FIA Bans Ingenious Mercedes and Red Bull F1 Engine Technique: Report
The FIA has moved to ban a qualifying engine tactic employed by Mercedes and Red Bull. Filmogaz.com reported teams used the method to gain end-of-lap speed advantages.
Filmogaz.com’s report described an ingenious F1 engine technique used by Mercedes and Red Bull. Regulators say it delivered measurable power gains during the final sector.
How the trick worked
The tactic appeared after this year’s regulation overhaul introduced new power units. Teams circumvented a mandated ramp down that reduces energy deployment by 50 kW per second approaching the timing line.
Mercedes and Red Bull kept maximum energy deployment for longer than allowed. That produced 50–100 kW advantages over rivals on final runs.
How the rules were exploited
The loophole relied on emergency provisions that permit MGU-K shutdowns. A normal shutdown imposes a 60-second lockout that would be damaging in race conditions.
Teams discovered timing the shutdown on the final sector could avoid the lockout penalty. The subsequent slow-down lap did not require MGU-K power.

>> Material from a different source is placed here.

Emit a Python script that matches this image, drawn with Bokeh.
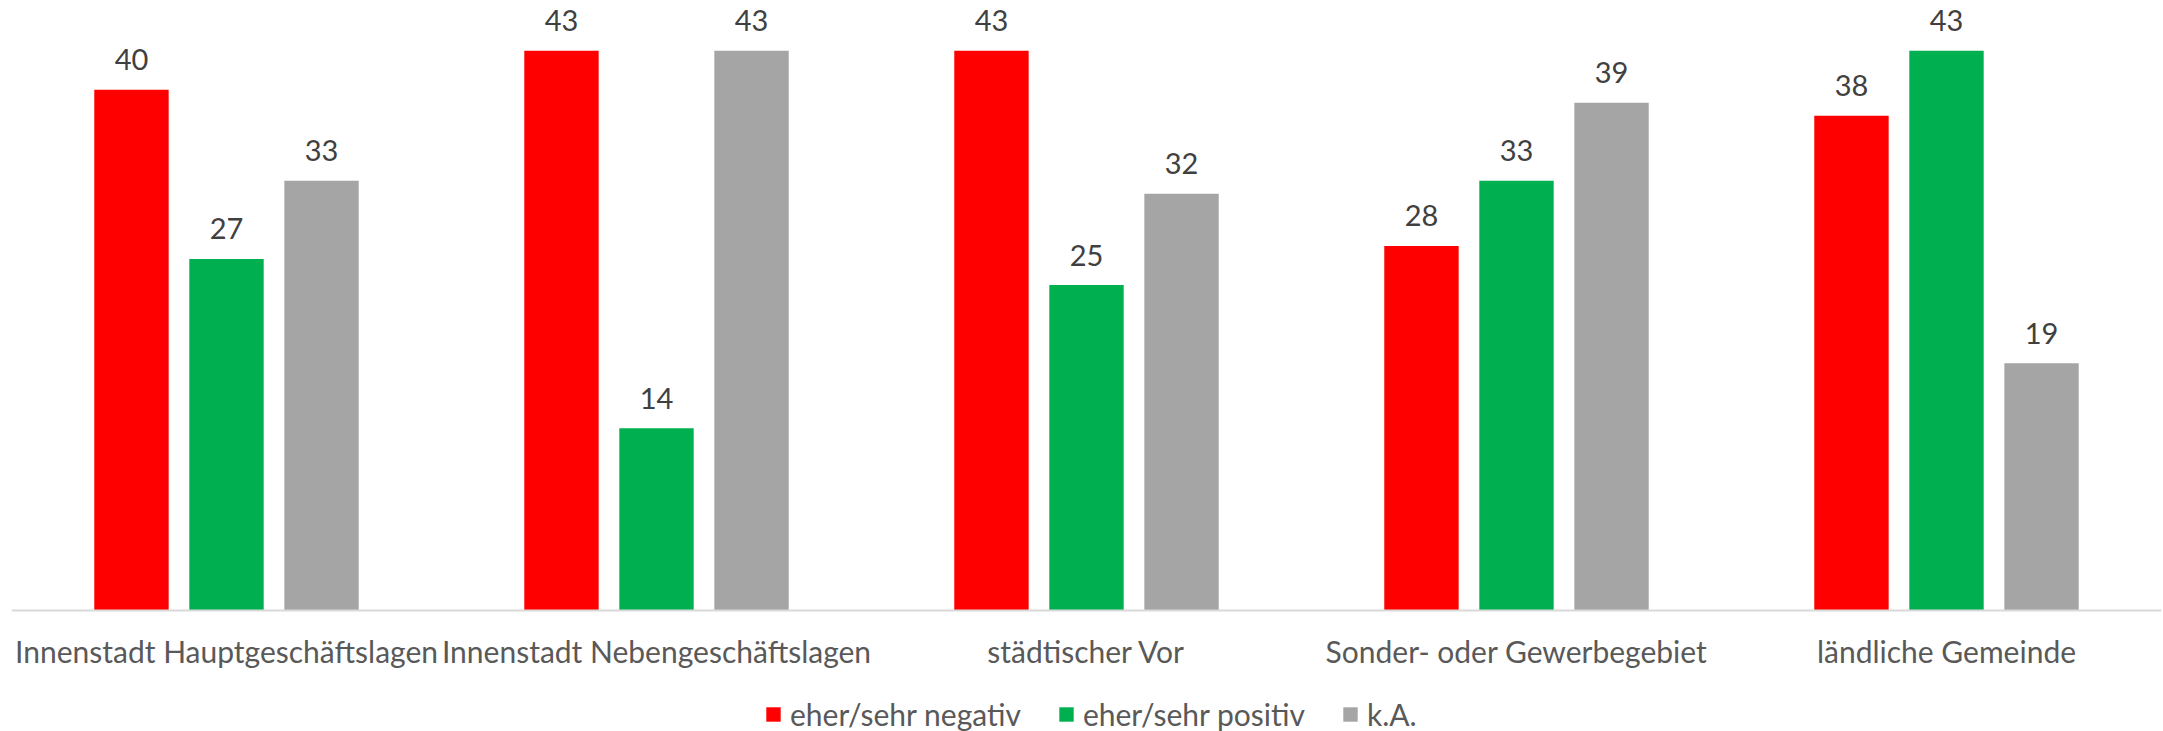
from bokeh.plotting import figure
from bokeh.models import ColumnDataSource, Range1d, FixedTicker, LabelSet, Legend, LegendItem
from bokeh.transform import dodge
from bokeh.core.properties import value
from bokeh.embed import file_html
from bokeh.resources import INLINE

categories = ["Innenstadt Hauptgeschäftslagen", "Innenstadt Nebengeschäftslagen",
              "städtischer Vor", "Sonder- oder Gewerbegebiet", "ländliche Gemeinde"]
series_names = ["eher/sehr negativ", "eher/sehr positiv", "k.A."]
negativ = [40, 43, 43, 28, 38]
positiv = [27, 14, 25, 33, 43]
ka = [33, 43, 32, 39, 19]
colors = ["#FF0000", "#00B050", "#A5A5A5"]

FONT = "Lato"

src = ColumnDataSource(dict(
    x=list(range(len(categories))),
    neg=negativ, pos=positiv, ka=ka,
    neg_t=[str(v) for v in negativ], pos_t=[str(v) for v in positiv], ka_t=[str(v) for v in ka],
))

p = figure(width=2163, height=731, output_backend="svg", toolbar_location=None,
           x_range=Range1d(-0.5, 4.5), y_range=Range1d(-9.29, 46.85),
           y_axis_location=None, min_border_left=11, min_border_right=2,
           min_border_top=0, min_border_bottom=0)
p.outline_line_color = None
p.xgrid.visible = False
p.ygrid.visible = False

off = 0.221
w = 0.173
fields = ["neg", "pos", "ka"]
offsets = [-off, 0, off]
renderers = []
for f, o, c in zip(fields, offsets, colors):
    r = p.vbar(x=dodge("x", o, range=p.x_range), top=f, width=w, bottom=0,
               source=src, fill_color=c, line_color=None)
    renderers.append(r)
    lbl = LabelSet(x=dodge("x", o, range=p.x_range), y=f, text=f + "_t", source=src,
                   y_offset=30, text_align="center", text_baseline="middle",
                   text_font=value(FONT), text_font_size="29px", text_color="#404040")
    p.add_layout(lbl)

ax = p.xaxis[0]
ax.fixed_location = 0
ax.ticker = FixedTicker(ticks=list(range(len(categories))))
ax.major_label_overrides = {i: c for i, c in enumerate(categories)}
ax.major_tick_in = 0
ax.major_tick_out = 0
ax.minor_tick_in = 0
ax.minor_tick_out = 0
ax.axis_line_color = "#D9D9D9"
ax.axis_line_width = 2
ax.major_label_standoff = 22
ax.major_label_text_font = FONT
ax.major_label_text_font_size = "30px"
ax.major_label_text_color = "#595959"

legend = Legend(items=[LegendItem(label=n, renderers=[r]) for n, r in zip(series_names, renderers)],
                orientation="horizontal", location=(753, -1),
                label_text_font=FONT, label_text_font_size="30px", label_text_color="#595959",
                glyph_width=18, glyph_height=18, label_standoff=8, spacing=36,
                padding=0, margin=0, border_line_color=None, background_fill_alpha=0)
p.add_layout(legend)

open("out.html", "w").write(file_html(p, INLINE))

Safety concerns and incidents
The approach triggered safety alarms at the Japanese Grand Prix. Filmogaz.com detailed multiple incidents linked to the system.
- Mercedes’ Kimi Antonelli suffered power loss and was very slow through some corners.
- Red Bull’s Max Verstappen experienced similar sudden power issues on a run.
- Williams’ Alexander Albon was forced to stop entirely during practice.
- Ferrari raised formal concerns about the safety implications to officials.
FIA response
The FIA issued updated technical directives to close the loophole. They clarified MGU-K shutdowns must be used only for legitimate emergencies.
Officials stated the system cannot be employed for systematic performance enhancement. Teams must adjust qualifying strategies under the new guidance.
The measures aim to protect safety and sporting fairness. Enforcement will determine how teams adapt to the clarified rules.